AI use within businesses has reached a turning point. The era of early exploration – fuelled by the boom of ChatGPT and generative AI – is giving way to execution, as companies face mounting pressures to demonstrate how they are putting their vision and ambition into action.
Organisations are now coming to terms with the realisation that adopting AI also requires adapting systems that came before it. They may be generating more data than ever before, but their infrastructures are often ill-equipped to cope with rising data demands – leaving some business-critical insights trapped in silos while creating data sprawls elsewhere.
Inefficiencies in data handling can not only impede the efficacy of organisations’ AI outputs and create data security blind spots, but also result in significant financial losses.
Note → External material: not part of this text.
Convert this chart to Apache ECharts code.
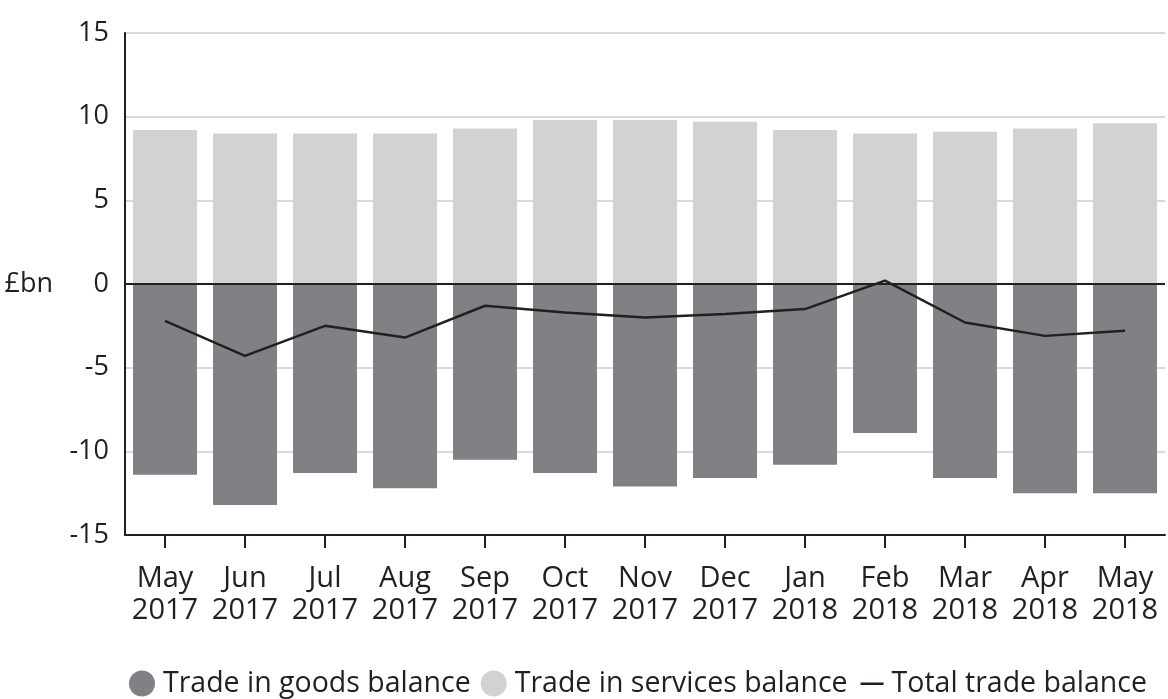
<!DOCTYPE html>
<html>
<head>
<meta charset="utf-8">
<script src="https://cdn.jsdelivr.net/npm/echarts@6/dist/echarts.min.js"></script>
<style>
  html, body { margin: 0; padding: 0; background: #ffffff; }
  #chart { width: 1168px; height: 699px; }
</style>
</head>
<body>
<div id="chart"></div>
<script>
// UK trade balance by month, £bn
const months = ['May\n2017', 'Jun\n2017', 'Jul\n2017', 'Aug\n2017', 'Sep\n2017', 'Oct\n2017', 'Nov\n2017',
                'Dec\n2017', 'Jan\n2018', 'Feb\n2018', 'Mar\n2018', 'Apr\n2018', 'May\n2018'];
const goodsBalance    = [-11.4, -13.2, -11.3, -12.2, -10.5, -11.3, -12.1, -11.6, -10.8, -8.9, -11.6, -12.5, -12.5];
const servicesBalance = [9.2, 9.0, 9.0, 9.0, 9.3, 9.8, 9.8, 9.7, 9.2, 9.0, 9.1, 9.3, 9.6];
const totalBalance    = [-2.2, -4.3, -2.5, -3.2, -1.3, -1.7, -2.0, -1.8, -1.5, 0.2, -2.3, -3.1, -2.8];
const yTicks = { min: -15, max: 15, step: 5 };

const ink = '#231f20';
const fontFamily = '"Open Sans", "Noto Sans", sans-serif';

const chart = echarts.init(document.getElementById('chart'));
chart.setOption({
  animation: false,
  backgroundColor: '#ffffff',
  textStyle: { fontFamily: fontFamily, color: ink },
  grid: { left: 125, right: 3, top: 33, bottom: 164, containLabel: false, outerBoundsMode: 'none' },
  legend: {
    left: 124,
    top: 664,
    itemWidth: 26,
    itemHeight: 26,
    itemGap: 10,
    textStyle: { fontSize: 28.5, color: ink, fontFamily: fontFamily, padding: [0, 0, 0, 3] },
    data: [
      { name: 'Trade in goods balance', icon: 'circle' },
      { name: 'Trade in services balance', icon: 'circle' },
      { name: 'Total trade balance', icon: 'path://M0,0 L0.01,0 Z M3,12 L26,12 L26,14.5 L3,14.5 Z M0,26 L0.01,26 Z' }
    ]
  },
  xAxis: {
    type: 'category',
    data: months,
    boundaryGap: true,
    axisLine: { onZero: false, lineStyle: { color: ink, width: 2 } },
    axisTick: { show: true, alignWithLabel: true, length: 13, lineStyle: { color: ink, width: 2 } },
    axisLabel: { fontSize: 29, color: ink, lineHeight: 32, margin: 28, interval: 0, fontFamily: fontFamily },
    splitLine: { show: false }
  },
  yAxis: {
    type: 'value',
    min: yTicks.min,
    max: yTicks.max,
    interval: yTicks.step,
    name: '£bn',
    nameLocation: 'middle',
    nameRotate: 0,
    nameGap: 72,
    nameTextStyle: { fontSize: 27, color: ink, fontFamily: fontFamily },
    axisLine: { show: true, lineStyle: { color: ink, width: 2 } },
    axisTick: { show: false },
    axisLabel: { fontSize: 27, color: ink, margin: 16, fontFamily: fontFamily },
    splitLine: { show: true, lineStyle: { color: '#d9d9da', width: 2 } }
  },
  series: [
    {
      name: 'Trade in goods balance',
      type: 'bar',
      stack: 'balance',
      data: goodsBalance,
      barWidth: '80%',
      itemStyle: { color: '#808184' },
      z: 2
    },
    {
      name: 'Trade in services balance',
      type: 'bar',
      stack: 'balance',
      data: servicesBalance,
      barWidth: '80%',
      itemStyle: { color: '#d1d2d4' },
      z: 2,
      markLine: {
        silent: true,
        symbol: ['none', 'none'],
        label: { show: false },
        lineStyle: { color: ink, width: 2, type: 'solid' },
        data: [{ yAxis: 0 }],
        z: 3
      }
    },
    {
      name: 'Total trade balance',
      type: 'line',
      data: totalBalance,
      symbol: 'none',
      lineStyle: { color: ink, width: 2.5 },
      itemStyle: { color: ink },
      z: 5
    }
  ]
});
</script>
</body>
</html>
In fact, organisations are losing an average of six percent of their global annual revenue due to underperforming AI models, which equates to approximately 406 million US dollars.
The pursuit of reliability and control
If organisations want to trust the accuracy of AI outputs, they must first have full confidence and control over the way data is fed to models and generative AI tools. This requires reliable and complete datasets, as well as transparent and auditable processes. However, once personal data is input into third-party tools like ChatGPT, control over that data is often lost. The data may become part of the AI tool’s knowledge base and organisations may struggle to satisfy requests to delete or amend data in line with legislation.
To mitigate against this, more and more organisations are localising generative AI tools to run on their own data and systems – a process called Retrieval-Augmented Generation (RAG). This approach enhances the relevance of AI outputs by overlaying trusted proprietary data onto large language models (LLMs), ensuring that internal data remains private. It offers security by eliminating the need to retrain models on sensitive information, and provides an alternative to building end-to-end models, which require significant processing power.
Technical barriers to AI adoption
The potential of RAG has made companies eager to unlock more data, including structured, semi- and unstructured data, from various sources such as applications and databases. However, since the data pipelines carrying this data require frequent maintenance and strict controls, data teams are often stretched thin and forced to make difficult trade-offs to maximise the relevancy of the insights.
Custom data pipelines are difficult to maintain because vendors and SaaS providers frequently update their schemas or APIs, forcing data engineers to constantly update pipelines. If updates are missed, pipelines break, requiring even more engineering resources to fix.
These technical barriers are also to blame for data scientists having to spend two-thirds of their time on basic data preparation instead of building ML models. With inefficient data movement processes leading to wasted resources, underutilised data talent and potential business risks, there has never been a greater urgency for CIOs to resolve this conundrum.
Making security the top priority
If the task of centralising all relevant data in a clean, fast and secure way wasn’t hard enough, organisations in highly regulated industries such as finance and healthcare face additional hurdles. These organisations must take extra care when handling sensitive data for AI-driven insights and may find moving data from on-premise systems to the cloud particularly difficult. O’Reilly’s Cloud Adoption report shows that 55 percent of enterprises still rely on traditionally managed on-premises systems and only five percent plan to switch from cloud to on-premises infrastructure.
What’s more, the sensitivity of certain data may necessitate limiting who processes it and where that processing occurs. To get ahead of this challenge, organisations are increasingly adopting a hybrid approach to data management.
With a hybrid deployment, organisations can retain full control over their sensitive data by performing all the processing in their own secure environment, while tasking a data integration partner to maintain and update pipelines automatically. This way, enterprises can manage both cloud-based and on-premise pipelines from a single, unified control plane – ensuring compliance without compromising performance. Unlike custom-built data pipelines that lack proper visibility and governance, emerging hybrid models offer a secure and scalable approach to data operations, while freeing up teams to focus on value-added tasks.
Creating a sustainable and robust data strategy
AI has the potential to vastly improve our lives, and demand is increasing in many industries, chief among them healthcare, financial services and the public sector. In fact, Gartner predicts that by 2026, eight in 10 enterprises will be using generative AI-enabled applications.
For now, however, major concerns around data management remain. Data readiness for AI is a growing concern, with CIOs increasingly focusing on how to build the right data foundation for AI success. If organisations want to make rapid advancements on their AI roadmaps, they must put in place robust data processes to ensure trust in the data. This will offer them the best chance of minimising data risks and driving sustainable growth.